Only the pictures are omitted; repeat all other data exactly.

-- start Data excerpt --

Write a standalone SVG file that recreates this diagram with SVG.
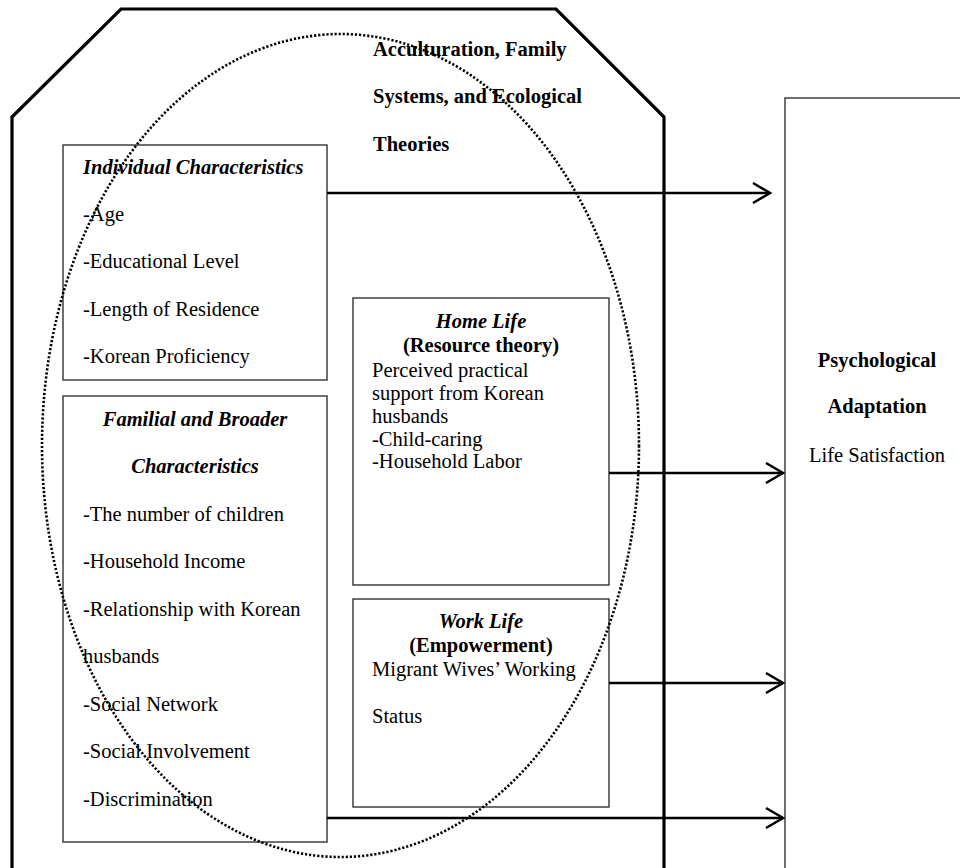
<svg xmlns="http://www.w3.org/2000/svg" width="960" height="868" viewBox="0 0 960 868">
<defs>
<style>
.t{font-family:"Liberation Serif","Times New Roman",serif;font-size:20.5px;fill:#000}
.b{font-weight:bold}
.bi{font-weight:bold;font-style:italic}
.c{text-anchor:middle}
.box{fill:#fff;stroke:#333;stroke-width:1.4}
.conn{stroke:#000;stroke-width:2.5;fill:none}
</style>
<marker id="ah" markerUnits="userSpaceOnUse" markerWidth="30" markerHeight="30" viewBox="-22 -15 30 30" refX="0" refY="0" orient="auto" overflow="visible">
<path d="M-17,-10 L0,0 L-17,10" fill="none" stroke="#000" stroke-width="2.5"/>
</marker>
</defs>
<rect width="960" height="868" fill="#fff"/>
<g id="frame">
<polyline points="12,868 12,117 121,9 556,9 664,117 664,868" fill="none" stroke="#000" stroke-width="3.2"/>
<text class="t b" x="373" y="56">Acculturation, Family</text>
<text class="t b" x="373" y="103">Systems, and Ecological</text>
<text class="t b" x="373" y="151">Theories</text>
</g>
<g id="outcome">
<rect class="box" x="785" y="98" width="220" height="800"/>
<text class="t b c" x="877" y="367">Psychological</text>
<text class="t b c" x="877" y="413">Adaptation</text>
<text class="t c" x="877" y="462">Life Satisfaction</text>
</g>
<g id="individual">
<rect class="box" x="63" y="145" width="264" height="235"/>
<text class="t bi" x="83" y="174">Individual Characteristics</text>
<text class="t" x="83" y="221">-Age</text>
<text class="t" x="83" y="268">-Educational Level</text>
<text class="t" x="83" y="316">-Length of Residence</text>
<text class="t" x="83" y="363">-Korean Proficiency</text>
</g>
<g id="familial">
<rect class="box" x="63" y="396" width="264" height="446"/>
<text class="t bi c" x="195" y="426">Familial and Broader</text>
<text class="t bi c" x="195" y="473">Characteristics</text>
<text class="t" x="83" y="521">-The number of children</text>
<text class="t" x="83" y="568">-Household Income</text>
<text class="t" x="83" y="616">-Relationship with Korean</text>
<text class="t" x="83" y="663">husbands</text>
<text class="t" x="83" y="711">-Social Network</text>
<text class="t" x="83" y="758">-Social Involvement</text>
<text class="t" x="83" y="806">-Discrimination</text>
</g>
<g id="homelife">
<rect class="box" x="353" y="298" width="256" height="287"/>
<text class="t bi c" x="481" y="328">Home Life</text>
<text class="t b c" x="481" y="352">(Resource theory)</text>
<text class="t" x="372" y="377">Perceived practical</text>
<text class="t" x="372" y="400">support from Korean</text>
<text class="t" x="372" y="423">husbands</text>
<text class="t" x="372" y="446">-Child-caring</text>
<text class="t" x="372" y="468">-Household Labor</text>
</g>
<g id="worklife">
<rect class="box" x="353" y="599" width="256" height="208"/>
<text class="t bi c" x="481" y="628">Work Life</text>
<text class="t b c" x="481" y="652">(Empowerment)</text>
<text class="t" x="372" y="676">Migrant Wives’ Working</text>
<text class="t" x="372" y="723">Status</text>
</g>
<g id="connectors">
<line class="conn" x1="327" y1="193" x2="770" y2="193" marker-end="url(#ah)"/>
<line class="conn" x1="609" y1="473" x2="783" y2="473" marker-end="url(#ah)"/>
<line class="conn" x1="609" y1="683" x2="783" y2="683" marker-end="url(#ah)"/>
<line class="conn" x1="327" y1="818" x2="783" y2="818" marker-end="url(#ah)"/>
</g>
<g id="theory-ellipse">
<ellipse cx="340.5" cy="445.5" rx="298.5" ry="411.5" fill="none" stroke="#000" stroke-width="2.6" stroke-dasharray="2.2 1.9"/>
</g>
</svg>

-- end Data excerpt --

- [Expected output]
Write a standalone SVG file that recreates this diagram with SVG.
<svg xmlns="http://www.w3.org/2000/svg" width="960" height="868" viewBox="0 0 960 868">
<defs>
<style>
.t{font-family:"Liberation Serif","Times New Roman",serif;font-size:20.5px;fill:#000}
.b{font-weight:bold}
.bi{font-weight:bold;font-style:italic}
.c{text-anchor:middle}
.box{fill:#fff;stroke:#333;stroke-width:1.4}
.conn{stroke:#000;stroke-width:2.5;fill:none}
</style>
<marker id="ah" markerUnits="userSpaceOnUse" markerWidth="30" markerHeight="30" viewBox="-22 -15 30 30" refX="0" refY="0" orient="auto" overflow="visible">
<path d="M-17,-10 L0,0 L-17,10" fill="none" stroke="#000" stroke-width="2.5"/>
</marker>
</defs>
<rect width="960" height="868" fill="#fff"/>
<g id="frame">
<polyline points="12,868 12,117 121,9 556,9 664,117 664,868" fill="none" stroke="#000" stroke-width="3.2"/>
<text class="t b" x="373" y="56">Acculturation, Family</text>
<text class="t b" x="373" y="103">Systems, and Ecological</text>
<text class="t b" x="373" y="151">Theories</text>
</g>
<g id="outcome">
<rect class="box" x="785" y="98" width="220" height="800"/>
<text class="t b c" x="877" y="367">Psychological</text>
<text class="t b c" x="877" y="413">Adaptation</text>
<text class="t c" x="877" y="462">Life Satisfaction</text>
</g>
<g id="individual">
<rect class="box" x="63" y="145" width="264" height="235"/>
<text class="t bi" x="83" y="174">Individual Characteristics</text>
<text class="t" x="83" y="221">-Age</text>
<text class="t" x="83" y="268">-Educational Level</text>
<text class="t" x="83" y="316">-Length of Residence</text>
<text class="t" x="83" y="363">-Korean Proficiency</text>
</g>
<g id="familial">
<rect class="box" x="63" y="396" width="264" height="446"/>
<text class="t bi c" x="195" y="426">Familial and Broader</text>
<text class="t bi c" x="195" y="473">Characteristics</text>
<text class="t" x="83" y="521">-The number of children</text>
<text class="t" x="83" y="568">-Household Income</text>
<text class="t" x="83" y="616">-Relationship with Korean</text>
<text class="t" x="83" y="663">husbands</text>
<text class="t" x="83" y="711">-Social Network</text>
<text class="t" x="83" y="758">-Social Involvement</text>
<text class="t" x="83" y="806">-Discrimination</text>
</g>
<g id="homelife">
<rect class="box" x="353" y="298" width="256" height="287"/>
<text class="t bi c" x="481" y="328">Home Life</text>
<text class="t b c" x="481" y="352">(Resource theory)</text>
<text class="t" x="372" y="377">Perceived practical</text>
<text class="t" x="372" y="400">support from Korean</text>
<text class="t" x="372" y="423">husbands</text>
<text class="t" x="372" y="446">-Child-caring</text>
<text class="t" x="372" y="468">-Household Labor</text>
</g>
<g id="worklife">
<rect class="box" x="353" y="599" width="256" height="208"/>
<text class="t bi c" x="481" y="628">Work Life</text>
<text class="t b c" x="481" y="652">(Empowerment)</text>
<text class="t" x="372" y="676">Migrant Wives’ Working</text>
<text class="t" x="372" y="723">Status</text>
</g>
<g id="connectors">
<line class="conn" x1="327" y1="193" x2="770" y2="193" marker-end="url(#ah)"/>
<line class="conn" x1="609" y1="473" x2="783" y2="473" marker-end="url(#ah)"/>
<line class="conn" x1="609" y1="683" x2="783" y2="683" marker-end="url(#ah)"/>
<line class="conn" x1="327" y1="818" x2="783" y2="818" marker-end="url(#ah)"/>
</g>
<g id="theory-ellipse">
<ellipse cx="340.5" cy="445.5" rx="298.5" ry="411.5" fill="none" stroke="#000" stroke-width="2.6" stroke-dasharray="2.2 1.9"/>
</g>
</svg>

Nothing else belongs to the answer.